Just about 15 years ago, I drifted and bumped into Zen, Buddhist philosophy, and Eastern thought. Finding Siddhartha Gautama’s teachings about the Four Noble Truths of suffering and the Eight Fold Path were salve for my 20’s wounds. I found a buoy to hold onto…I was floating, and what a relief. In short, Zen taught me that everything is temporary, that our perceptions of things are affected by our own judgments, and that our desires are never fulfilled; as humans, we are always on to the next craving. Seeing the world as it is, and calming our desires is essential to our happiness.

But certainly, that doesn’t mean we shouldn’t strive to be better, to accomplish, to be a champion of our own life, does it?

Then about 10 years ago, I began reading a long and, at first, arduous novel called “Atlas Shrugged”…It was worth the effort! Ayn Rand meticulously described heroic characters struggling for greatness in a system that seemed destined to destroy them.
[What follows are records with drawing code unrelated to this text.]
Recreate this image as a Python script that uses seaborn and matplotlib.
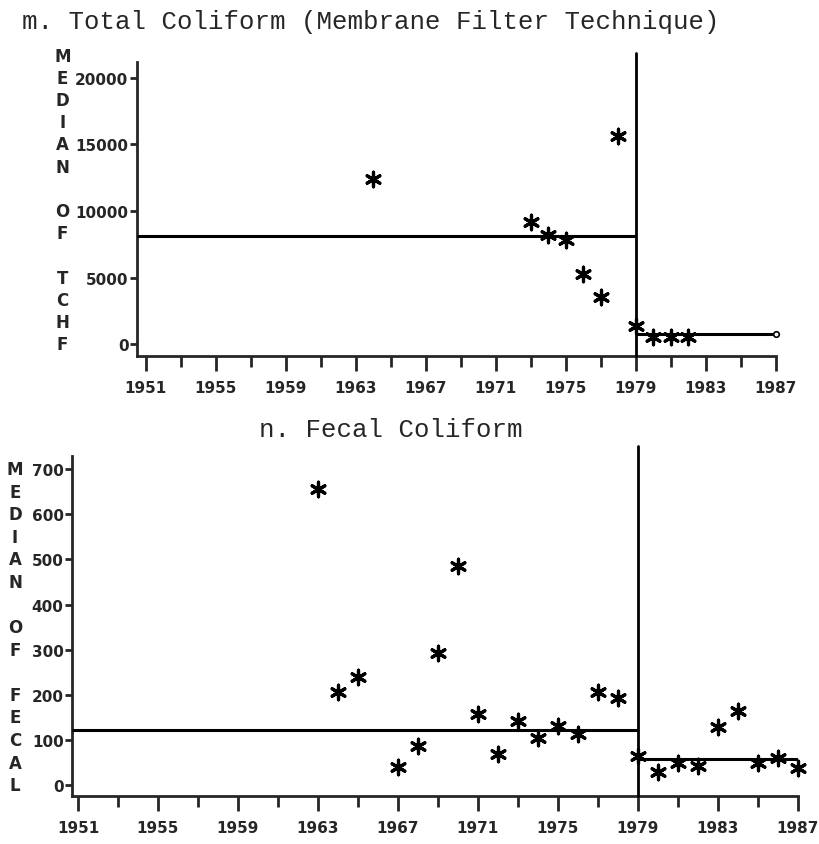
import matplotlib
matplotlib.use("Agg")
import matplotlib.pyplot as plt
import matplotlib.transforms as mtransforms
import pandas as pd
import seaborn as sns

# total coliform, membrane filter technique (median per year)
tc_years = [1964, 1973, 1974, 1975, 1976, 1977, 1978, 1979, 1980, 1981, 1982]
tc_median = [12400, 9200, 8200, 7800, 5300, 3500, 15600, 1350, 550, 550, 550]
tc_period_median = [8100, 750]

# fecal coliform (median per year)
fc_years = [1963, 1964, 1965, 1967, 1968, 1969, 1970, 1971, 1972, 1973, 1974, 1975,
            1976, 1977, 1978, 1979, 1980, 1981, 1982, 1983, 1984, 1985, 1986, 1987]
fc_median = [655, 207, 240, 41, 86, 293, 485, 158, 68, 143, 105, 132,
             113, 207, 192, 64, 30, 49, 43, 128, 165, 50, 60, 38]
fc_period_median = [122, 58]

period_bounds = [1951, 1979, 1987]  # break at 1979
year_ticks = list(range(1951, 1988, 4))
year_minor = list(range(1953, 1988, 4))

tc_yticks = [0, 5000, 10000, 15000, 20000]
fc_yticks = [0, 100, 200, 300, 400, 500, 600, 700]

tc_letters = "MEDIAN OF TCHF"
fc_letters = "MEDIAN OF FECAL"

sns.set_style("ticks")
plt.rcParams["font.family"] = ["DejaVu Sans"]

fig = plt.figure(figsize=(8.19, 8.45), dpi=100)
ax1 = fig.add_axes([0.167, 0.5775, 0.780, 0.348])
ax2 = fig.add_axes([0.0879, 0.0568, 0.886, 0.4024])

star = (6, 2, 0)
tick_font = dict(fontweight="bold", fontsize=11)


def draw_panel(ax, years, values, period_med, yticks, letters, xlim, ylim, letter_x, row_step, top_row):
    df = pd.DataFrame({"year": years, "median": values})
    sns.scatterplot(data=df, x="year", y="median", ax=ax, marker=star, s=110,
                    color="black", edgecolor="black", linewidth=2.3, clip_on=False, zorder=4)

    # first period line starts right at the y axis, like the original printout
    starts = [xlim[0]] + period_bounds[1:-1]
    ax.hlines(period_med, starts, period_bounds[1:], color="black", lw=2.2, zorder=3)
    ax.axvline(period_bounds[1], ymin=0, ymax=1.03, color="black", lw=2, clip_on=False, zorder=3)

    ax.set_xlim(*xlim)
    ax.set_ylim(*ylim)
    ax.set_xticks(year_ticks)
    ax.set_xticks(year_minor, minor=True)
    ax.set_yticks(yticks)
    ax.set_xticklabels([str(y) for y in year_ticks], **tick_font)
    ax.set_yticklabels([str(v) for v in yticks], **tick_font)
    ax.tick_params(axis="x", which="major", length=11, width=2, pad=6)
    ax.tick_params(axis="x", which="minor", length=8, width=2)
    ax.tick_params(axis="y", length=5, width=2, pad=1)
    ax.set_xlabel("")
    ax.set_ylabel("")
    sns.despine(ax=ax)
    ax.spines["left"].set_linewidth(2)
    ax.spines["bottom"].set_linewidth(2)

    # stacked letter label, one letter per row aligned with the tick rows
    trans = mtransforms.blended_transform_factory(ax.transAxes, ax.transData)
    for i, ch in enumerate(letters):
        if ch == " ":
            continue
        ax.text(letter_x, top_row - i * row_step, ch, transform=trans, ha="center", va="center",
                fontsize=12, fontweight="bold", clip_on=False)


draw_panel(ax1, tc_years, tc_median, tc_period_median, tc_yticks, tc_letters,
           (1950.5, 1987), (-900, 21200), -0.116, 5000 / 3, 20000 + 5000 / 3)
ax1.plot([period_bounds[-1]], [tc_period_median[-1]], marker="o", ms=4, mfc="white",
         mec="black", mew=1.2, clip_on=False, zorder=5)

draw_panel(ax2, fc_years, fc_median, fc_period_median, fc_yticks, fc_letters,
           (1950.7, 1987), (-24, 729), -0.0785, 50, 700)

fig.text(22 / 819, 1 - 22 / 845, "m. Total Coliform (Membrane Filter Technique)",
         family="Liberation Mono", fontsize=18.5, ha="left", va="center")
fig.text(391 / 819, 1 - 430 / 845, "n. Fecal Coliform",
         family="Liberation Mono", fontsize=18.5, ha="center", va="center")

fig.savefig("out.png", dpi=100)
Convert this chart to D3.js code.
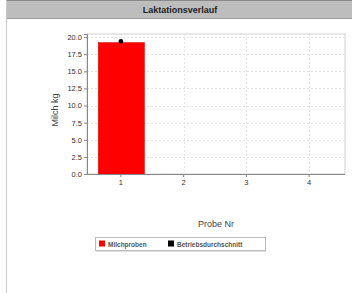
<!DOCTYPE html>
<html>
<head>
<meta charset="utf-8">
<script src="https://cdn.jsdelivr.net/npm/d3@7"></script>
<style>
  body { margin: 0; background: #fff; }
  svg { display: block; font-family: "Liberation Sans", Arial, sans-serif; }
</style>
</head>
<body>
<svg id="chart" width="352" height="293"></svg>
<script>
// donnees
const proben = ["1", "2", "3", "4"];
const milchproben = [19.2, null, null, null];
const betriebsdurchschnitt = [19.4, null, null, null];
const yTicks = [0, 2.5, 5, 7.5, 10, 12.5, 15, 17.5, 20];

const svg = d3.select("#chart");

// cadre + bandeau titre
svg.append("rect").attr("x", 6).attr("y", 0).attr("width", 346).attr("height", 19)
  .attr("fill", "#bdbdbd");
svg.append("line").attr("x1", 6).attr("x2", 352).attr("y1", 0.5).attr("y2", 0.5)
  .attr("stroke", "#8a8a8a");
svg.append("line").attr("x1", 6).attr("x2", 352).attr("y1", 18.5).attr("y2", 18.5)
  .attr("stroke", "#9a9a9a");
svg.append("line").attr("x1", 6.5).attr("x2", 6.5).attr("y1", 0).attr("y2", 293)
  .attr("stroke", "#c8c8c8");
svg.append("text").attr("x", 180).attr("y", 13).attr("text-anchor", "middle")
  .attr("font-size", 9).attr("font-weight", "bold").attr("fill", "#222")
  .text("Laktationsverlauf");

const plot = {left: 87, right: 345, top: 34, bottom: 174};

const x = d3.scaleBand().domain(proben).range([89.5, 340.5]).paddingInner(0.28).paddingOuter(0.14);
const y = d3.scaleLinear().domain([0, 20.45]).range([plot.bottom, plot.top]);

// fond + grille
svg.append("rect").attr("x", plot.left).attr("y", plot.top)
  .attr("width", plot.right - plot.left).attr("height", plot.bottom - plot.top)
  .attr("fill", "#fff").attr("stroke", "#cfcfcf");

svg.append("g").selectAll("line").data(yTicks.slice(1)).join("line")
  .attr("x1", plot.left).attr("x2", plot.right)
  .attr("y1", d => Math.round(y(d)) + 0.5).attr("y2", d => Math.round(y(d)) + 0.5)
  .attr("stroke", "#e4e4e4").attr("stroke-dasharray", "2,2");

svg.append("g").selectAll("line").data(proben).join("line")
  .attr("x1", d => Math.round(x(d) + x.bandwidth() / 2) + 0.5)
  .attr("x2", d => Math.round(x(d) + x.bandwidth() / 2) + 0.5)
  .attr("y1", plot.top).attr("y2", plot.bottom)
  .attr("stroke", "#e4e4e4").attr("stroke-dasharray", "2,2");

// barres
svg.append("g").selectAll("rect").data(proben.filter((d, i) => milchproben[i] != null)).join("rect")
  .attr("x", d => x(d))
  .attr("y", d => y(milchproben[proben.indexOf(d)]))
  .attr("width", x.bandwidth() + 1)
  .attr("height", d => plot.bottom - y(milchproben[proben.indexOf(d)]))
  .attr("fill", "#ff0000").attr("stroke", "#d00000").attr("stroke-width", 0.5);

// moyenne exploitation
svg.append("g").selectAll("circle").data(proben.filter((d, i) => betriebsdurchschnitt[i] != null)).join("circle")
  .attr("cx", d => x(d) + x.bandwidth() / 2)
  .attr("cy", d => y(betriebsdurchschnitt[proben.indexOf(d)]))
  .attr("r", 2.3).attr("fill", "#000");

// axes
const yAxis = svg.append("g").attr("transform", `translate(${plot.left},0)`)
  .call(d3.axisLeft(y).tickValues(yTicks).tickFormat(d3.format(".1f")).tickSize(3).tickPadding(2));
const xAxis = svg.append("g").attr("transform", `translate(0,${plot.bottom})`)
  .call(d3.axisBottom(x).tickSize(3).tickPadding(3));
[yAxis, xAxis].forEach(a => {
  a.select(".domain").attr("stroke", "#888");
  a.selectAll(".tick line").attr("stroke", "#888");
  a.selectAll(".tick text").attr("font-size", 7.5).attr("fill", "#333")
    .attr("font-family", "Liberation Sans, Arial, sans-serif");
});
xAxis.select(".domain").attr("d", `M${plot.left},0.5H${plot.right}`);

svg.append("text").attr("transform", "translate(58,110) rotate(-90)")
  .attr("text-anchor", "middle").attr("font-size", 9).attr("fill", "#444")
  .text("Milch kg");
svg.append("text").attr("x", 216).attr("y", 227).attr("text-anchor", "middle")
  .attr("font-size", 9).attr("fill", "#444").text("Probe Nr");

// legende
const leg = svg.append("g");
leg.append("rect").attr("x", 95.5).attr("y", 237.5).attr("width", 170).attr("height", 13)
  .attr("fill", "#fff").attr("stroke", "#bbb");
leg.append("line").attr("x1", 96).attr("x2", 266).attr("y1", 251.5).attr("y2", 251.5).attr("stroke", "#ddd");
const items = [
  {label: "Milchproben", color: "#ff0000", x: 99},
  {label: "Betriebsdurchschnitt", color: "#000", x: 168}
];
items.forEach(it => {
  leg.append("rect").attr("x", it.x).attr("y", 240.5).attr("width", 6).attr("height", 6).attr("fill", it.color);
  leg.append("text").attr("x", it.x + 9).attr("y", 247).attr("font-size", 6.5)
    .attr("font-weight", "bold").attr("fill", "#555").text(it.label);
});
</script>
</body>
</html>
These characters created the greatness to be found in their society while that same society punished them for their greatness. I continued to read more of her work, and the theme remained the same. In Zen, I had come to understand that all accomplishment and perception is illusory, but yet I still felt that our human drive was very important. I knew that accomplishment was necessary to move me. When I was younger, simply being acknowledged with reward fed this need, but as I matured I knew that accomplishment meant something else. Rand’s work and philosophy, commonly known as Objectivism, clarified for me what accomplishment meant. Accomplishment was when my toil built, created or provided something for my fellow man (or woman…I mean “man” as in “mankind”). When I did this, it would create both intangible and tangible riches for me as well, and I needed to feel no guilt for accumulating either. To be heroic in life is not something to avoid, and to put forth an effort toward a goal is what moves us. This was the second buoy for me to hold onto in the Sea of Goo. I had water wings (I guess goo wings in this case).

So, was life illusory and empty as Buddhism describes or was true good found in heroic accomplishment, like Objectivism prescribes? I thought both, but I had difficulty meshing the two outlooks.

..and then I found Stoicism.

As I continued to live my life with equanimity and heroic drive, I felt that I was “stoically” working for myself, my family, and my community. I was familiar with the term “Stoic,” and I felt that this is what I was: A Stoic. However, it wasn’t until less than 5 years ago that I made a concerted effort to discover what Stoic philosophy prescribes. I was reading one of my favorite blogs by Dr. Doug McGuff and John Little on body-by-science.net, and one of the commenters recommended a book: “A Guide to the Good Life: The Ancient Art of Stoic Joy” by William B. Irvine. Reading this book led to my interest in just about all of the Stoic philosophers: Epictetus, Seneca, Marcus Aurelius, Musonius Rufus, et. al. Stoicism is Zen-like in its concept of reality: that suffering exists and is inevitable. However, it is more cerebral, rigidly rational. Like the Objectivist, the Stoic does not withdraw from life, but in fact participates fully, serving society to the maximum of her ability. The Stoic also enjoys simple pleasures and even fortunes made while always knowing that these things are all temporary. The Stoic is keenly aware that misfortune and struggle will befall you eventually. Further, the Stoics have taught me that there are things that I can control and things that I cannot, and there is nothing I can do about it. Once you are keenly aware of this fact, you can cope with what life sends you. In this I have found the bedrock buoy, the one that floats me well above the “Sea.”

I have my raft…I hope I can provide some material for yours.  All of this to answer the question “How Should I Live?”